The publisher of the new edition, Garba Budaya, says the May
riots triggered publication.

One of the reviewers on Wednesday, Sumit Kumar Mandal of
Universiti Kebangsaan Malaysia, said that apart from Pramoedya
being jailed, the deeper implication of the book being banned was
the nonexistence of polemic concerning the book, which was on "an
exploration of dimensions of a nation's identity".

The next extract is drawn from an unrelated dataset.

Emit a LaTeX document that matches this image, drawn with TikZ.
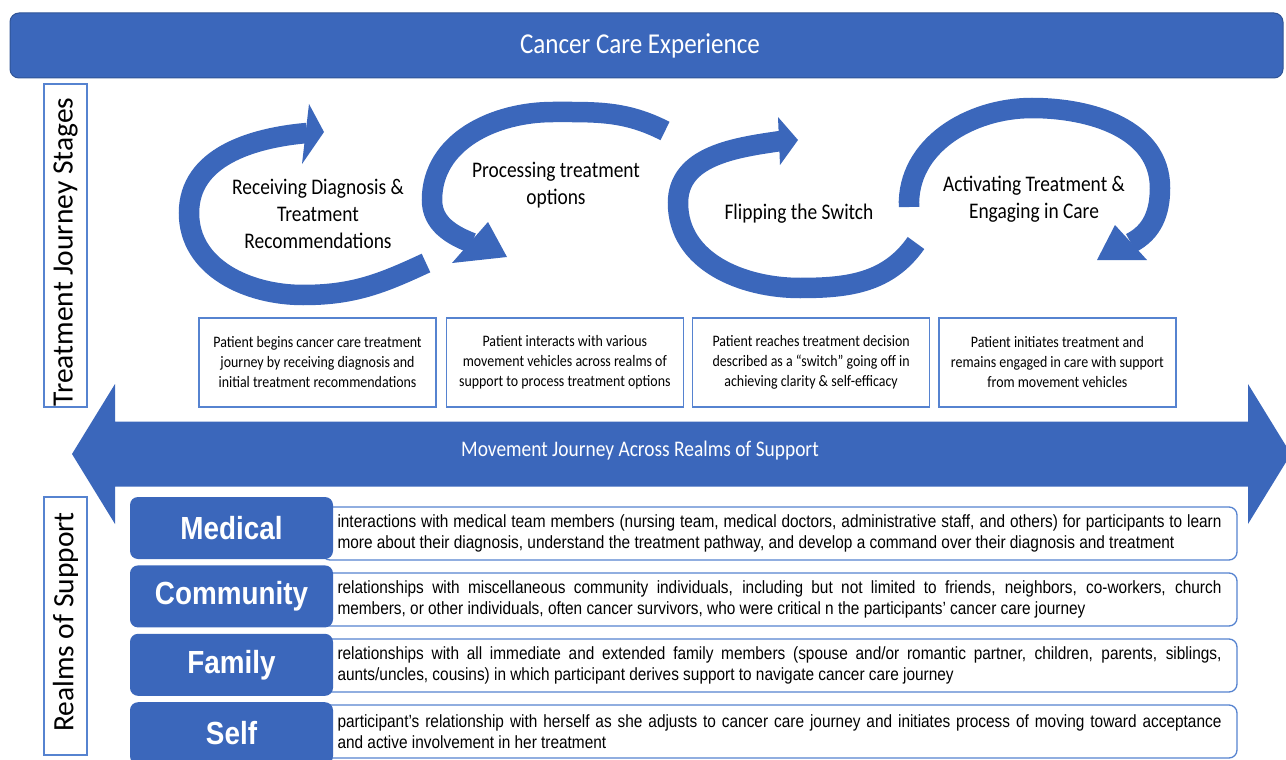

The book contains Pramoedya's correspondence to "Ch. Hs-y in
P" on hoakiau. A term usually understood as overseas Chinese,
Sumit said Pramoedya referred to "natives with the culture and
norm of Tionghoa (ethnic Chinese)."

Pramoedya said the book was written in response to the
treatment of Chinese-Indonesians following the issuance of
government regulation no. 10/1959. The regulation aimed to give
more opportunity to native entrepreneurs and stated that Chinese-
Indonesians operating in rural areas were to close their
businesses by Jan. 1, 1960.

Force was apparently used in some areas. In 1960/1961 about
100,000 Chinese-Indonesians left the country, Pramoedya said.

Another reviewer, chief editor of the new Tempo weekly
Goenawan Muhammad, questioned whether racial-related riots here,
including those in the 1950s, were "state racialism" or "mass
racialism", or a combination of both.